Just so you know, Skylar, and everyone else…
I would really appreciate it if you all are brutally honest with me about her intentions. I print out all your replies and re read them to basically MANIPULATE my own brain, for good.
So please keep reminding me, that what happened with me was not NORMAL, and it can be very closely related to pedophiles… which i dont believe but i must make myself believe.
THank you all, hopefully one day, i willl help someone else like you all helped/helping me.
God bless.
Lost, I don’t think brutally honest goes over my head here like a G6 chica. I appreciate the honesty, brutal or not. I’ve not met brutal here yet, but that doesn’t mean I won’t. I think the beauty of this site is that everyone has an opinion and no one is booted for it. At least as far as I know, unless they were spath or something.
I have to come here often right now. It helps so much, but it doesn’t completely take the pain away. It’s pretty raw right now.
I think your approach to one day at a time is a good one. Even one minute or second at at time. This is a painful experience. It will take awhile for it to go away, to heal.

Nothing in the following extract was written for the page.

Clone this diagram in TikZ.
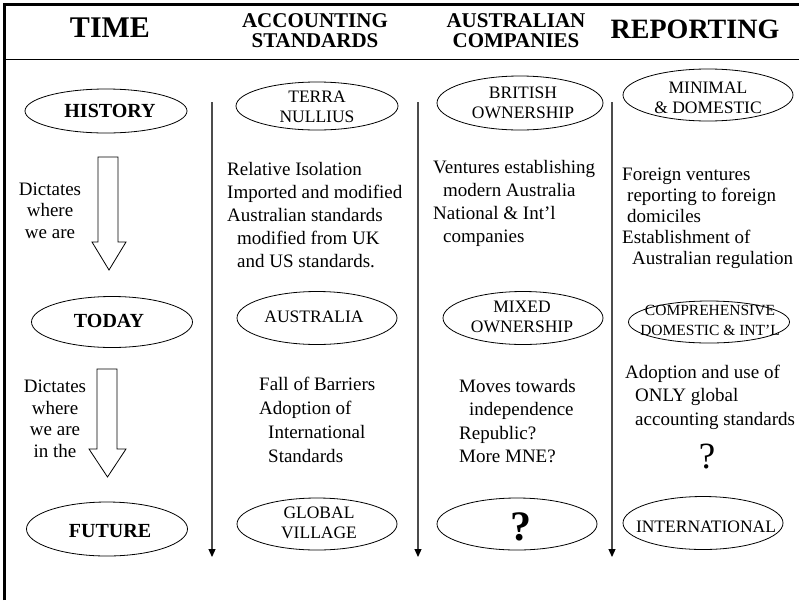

Lost, each time you post, you’re helping someone merely by sharing your experiences. 🙂
One of the happiest marriages I know of, and it has lasted over 25 years is a woman of 45 married a man age 23….and they are still together and still wonderfully happy. I know it is unusual, but some how they were RIGHT for each other. Most of the time, that May-December marriage isn’t all that healthy in my opinion. And most of the big age differences are like Hugh Hefner 84, and his new GF of 23 or whatever she is….and I sincerely doubt that is a “healthy” relationship, or that he is capable of a healthy relationship with anyone, but since I don’t know him personally, I’m just using what I have read in the paper to form an opinion.
The maturity level of the partners in any relationship is a big portion of it, and if children are wanted from that relationship or not. There should be a whole lot more to any relationship than just a sexual attraction. You can have a sexual attraction to someone who is in all other ways totally NOT a candidate for a long-term relationship. Or you can know someone who is not sexually attractive to you at all, but would make in other ways, a great spouse or partner. To make a good and healthy relationship though, I think it takes BOTH mutual sexual attraction and the qualities of personality and desires for a life together to make a relationship.